Owning a rental property can be both rewarding and challenging. As an owner, one of your primary concerns is ensuring a steady stream of income. That’s why it can be surprising to some property owners to learn that some property management companies might still charge them even when the property is vacant. 

The Common Practice: Management Fees During Vacancies

The majority of property managers typically charge a monthly management fee. This fee can either be a percentage of the monthly rent or a predetermined flat fee. This might seem standard when a property is occupied and generating income, but what about when it’s vacant?

For many property managers, this fee remains consistent regardless of the occupancy status. This essentially means that landlords can still accrue liability, finding themselves having to pay out without any rent coming in. It’s crucial for landlords to factor this into their calculations and budgeting, especially if the property remains vacant for an extended period.

The Texas Association of Realtors (TAR) Management Agreement

In Texas, a widely accepted agreement for single-family rentals is the “Residential and Leasing Property Management Agreement” promulgated by the Texas Association of Realtors (TAR). This agreement is explicit in its stance on management fees during vacancies.

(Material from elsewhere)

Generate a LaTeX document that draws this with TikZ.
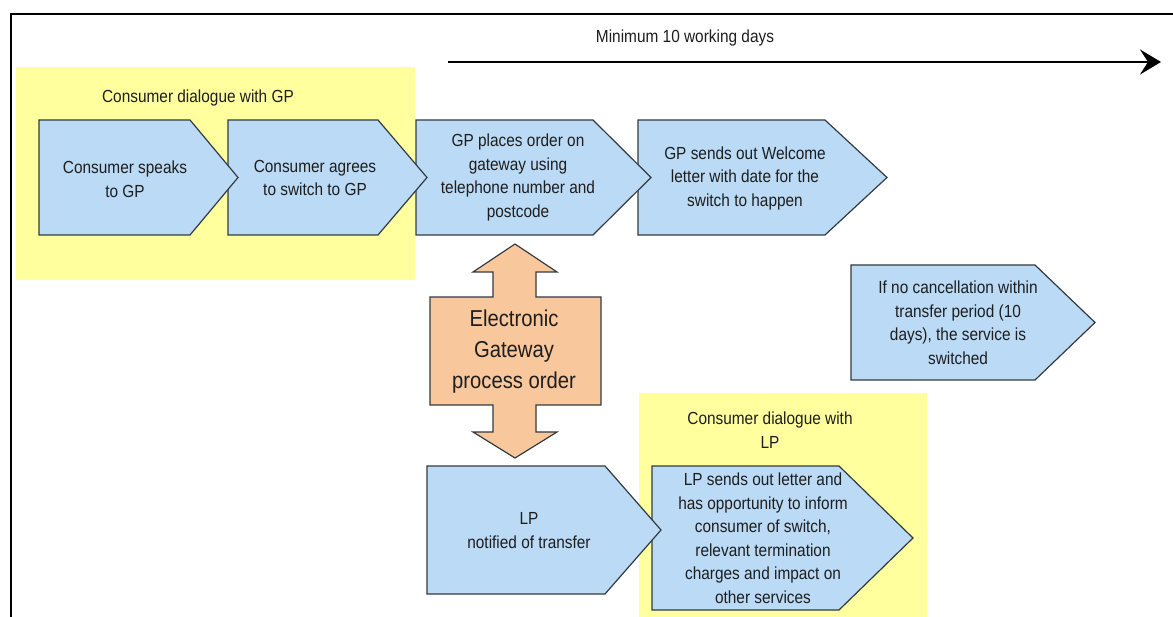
\documentclass[tikz,border=0pt]{standalone}
\usepackage{fontspec}
\setmainfont{Liberation Sans}[FakeStretch=0.88]
\usetikzlibrary{arrows.meta}

\definecolor{boxblue}{HTML}{BADAF6}
\definecolor{panelyellow}{HTML}{FFFF9E}
\definecolor{gateorange}{HTML}{F9C79C}
\definecolor{edgegray}{HTML}{333B40}
\definecolor{inkgray}{HTML}{1E1E1E}

% step arrow: left edge, body end, tip, top, bottom
\newcommand\stepshape[5]{%
  \draw[stepshape] (#1,#4) -- (#2,#4) -- (#3,{(#4+#5)/2}) -- (#2,#5) -- (#1,#5) -- cycle;}

\begin{document}
\begin{tikzpicture}[x=1pt,y=-1pt,
  stepshape/.style={fill=boxblue,draw=edgegray,line width=1.2pt,line join=miter},
  steptext/.style={font=\fontsize{17.5}{23.5}\selectfont,align=center,text=inkgray,inner sep=0pt},
  paneltext/.style={font=\fontsize{17.5}{24.5}\selectfont,align=center,text=inkgray,inner sep=0pt},
  gatetext/.style={font=\fontsize{23}{31}\selectfont,align=center,text=inkgray,inner sep=0pt},
  panel/.style={fill=panelyellow,draw=none},
  frameline/.style={line width=2.5pt,draw=black}]

\useasboundingbox (0,0) rectangle (1173,617);
\fill[white] (0,0) rectangle (1173,617);

% dialogue panels
\fill[panel] (16,67) rectangle (415,280);
\fill[panel] (639,393) rectangle (927,617);

% outer frame (top and left)
\draw[frameline] (11,617) -- (11,14) -- (1173,14);

% time line
\coordinate (tstart) at (448,62);
\coordinate (tend) at (1161,62);
\draw[line width=2.5pt,-{Stealth[length=21pt,width=25pt,inset=8pt]}] (tstart) -- (tend);
\node[steptext] (days) at (685,38) {Minimum 10 working days};

% panel headings
\node[paneltext] (gphead) at (198,98) {Consumer dialogue with GP};
\node[paneltext] (lphead) at (770,430) {Consumer dialogue with\\LP};

% top row of steps (later steps sit underneath earlier ones)
\stepshape{638}{825}{887}{120}{235}
\stepshape{416}{593}{651}{120}{235}
\stepshape{228}{378}{427}{120}{235}
\stepshape{39}{190}{238}{120}{235}
\node[steptext] (s1) at (125,179) {Consumer speaks\\to GP};
\node[steptext] (s2) at (315,178) {Consumer agrees\\to switch to GP};
\node[steptext] (s3) at (518,177.5) {GP places order on\\gateway using\\telephone number and\\postcode};
\node[steptext] (s4) at (745,178) {GP sends out Welcome\\letter with date for the\\switch to happen};

% final step
\stepshape{851}{1035}{1095}{265}{380}
\node[steptext] (s5) at (958,322.5) {If no cancellation within\\transfer period (10\\days), the service is\\switched};

% lower row of steps
\stepshape{652}{839}{913}{466}{610}
\stepshape{427}{605}{661}{466}{594}
\node[steptext] (lp1) at (529,530.5) {LP\\notified of transfer};
\node[steptext] (lp2) at (763,538) {LP sends out letter and\\has opportunity to inform\\consumer of switch,\\relevant termination\\charges and impact on\\other services};

% electronic gateway double arrow
\draw[fill=gateorange,draw=edgegray,line width=1.2pt]
  (515,244) -- (557,272) -- (536,272) -- (536,297) -- (601,297) -- (601,405)
  -- (536,405) -- (536,432) -- (557,432) -- (515,458) -- (473,432) -- (493,432)
  -- (493,405) -- (430,405) -- (430,297) -- (493,297) -- (493,272) -- (473,272) -- cycle;
\node[gatetext] (gate) at (514,352) {Electronic\\Gateway\\process order};

\end{tikzpicture}
\end{document}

The text from Paragraph 11, entitled “Broker’s Fees,” clearly states:

“A vacancy in the Property or failure by a tenant to pay rent does not excuse payment of the minimum management fee. Management fees under this Paragraph 11A are earned daily and are payable not later than the last day of each month.”

This means that even if there is no tenant or if a tenant isn’t paying rent, the landlord is still liable for the management fee. While our management company typically does not charge a fee during vacancies, every management company is different. It’s always possible to negotiate, especially if you have concerns about prolonged vacancies. It is important to note that the TAR form allows a “minimum management fee” to be set for properties that aren’t generating income, which can be a reduced amount or even zero.

Always Understand Your Agreement

It’s paramount for property owners to thoroughly read and understand their management agreement. Being clear on every aspect can save you from unexpected fees and expenses down the line. Remember, while there might be standard agreements like the one from TAR, each management agreement can be unique. It’s not only about understanding what you’re signing but also realizing that negotiation is possible.